Il regista lituano Mantas Kvedaravičius, che nel corso della sua carriera ha diretto Barzakh (2011), Mariupolis (2016) e Parthenon (2019), è stato catturato e assassinato dall’esercito russo a Mariupol all’inizio di aprile. La sua fidanzata, Hanna Bilobrova, che era con lui in quel momento, è stata in grado di riportare il materiale girato in quei luoghi e lo ha montato con l’editor di Mantas, Dounia Sichov.
Il risultato è un film che s’intitola Mariupolis 2 e che sarà proiettato alla 75esima edizione del Festival di Cannes (17-28 maggio), nei giorni del 19 e del 20 maggio, figurando tra le ultime aggiunte in corsa al programma.

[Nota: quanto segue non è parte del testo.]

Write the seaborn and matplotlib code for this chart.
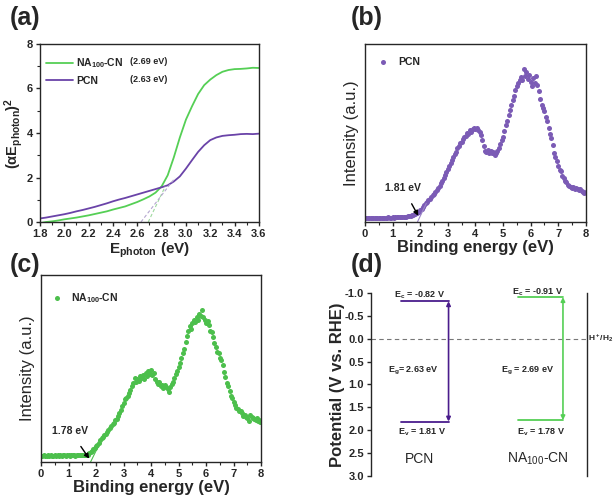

Nel 2022 Mantas Kvedaravičius è tornato in Ucraina, nel Donbass, nel cuore della guerra, per stare con le persone che aveva conosciuto e filmato nel 2014 e nel 2015. Dopo la sua morte, i suoi produttori e collaboratori hanno messo tutte le loro forze per continuare a trasmettere il suo lavoro, la sua visione e i suoi film. Anche dottore di ricerca in antropologia, Mantas Kvedaravičius ha voluto testimoniare come regista «il più lontano possibile dall’agitazione dei media e dei politici».
«Con enorme forza e sensibilità, Mariupolis 2 cattura la vita in mezzo ai bombardamenti e rivela immagini che trasmettono tragedia e speranza – scrive il Festival di Cannes in una nota comunicando l’inclusione del titolo nel programma della prossima edizione – Era fondamentale mostrarlo, l’abbiamo aggiunto».
Mariupolis 2 sarà proiettato giovedì 19 maggio nella Sala Buñuel alle 11:30 e venerdì 20 maggio alle 11:00 nella Sala Agnès Varda per la stampa.
Le note di regia del film, che ha aperto nel frattempo anche il Carbonia Film Festival in Sardegna, recitano: «Sai cosa c’è di più straordinario in Mariupol? Nessuno di questi abitanti temeva la morte, anche quando era lì. La morte era già presente e nessuno voleva morire inutilmente. Le persone si sostenevano a vicenda a rischio della loro vita. Fumavano e chiacchieravano fuori, nonostante le bombe. Non c’erano più soldi e la vita era diventata troppo breve per essere ricordata, quindi le persone erano contente di ciò che avevano e spingevano i loro limiti. Non c’era più passato o futuro, nessun giudizio, nessuna implicazione di nulla. Era il paradiso all’inferno, le delicate ali della farfalla che svolazzavano sempre più vicine l’una all’altra, l’odore della morte nella sua dimensione grezza. Era il battito del cuore della vita».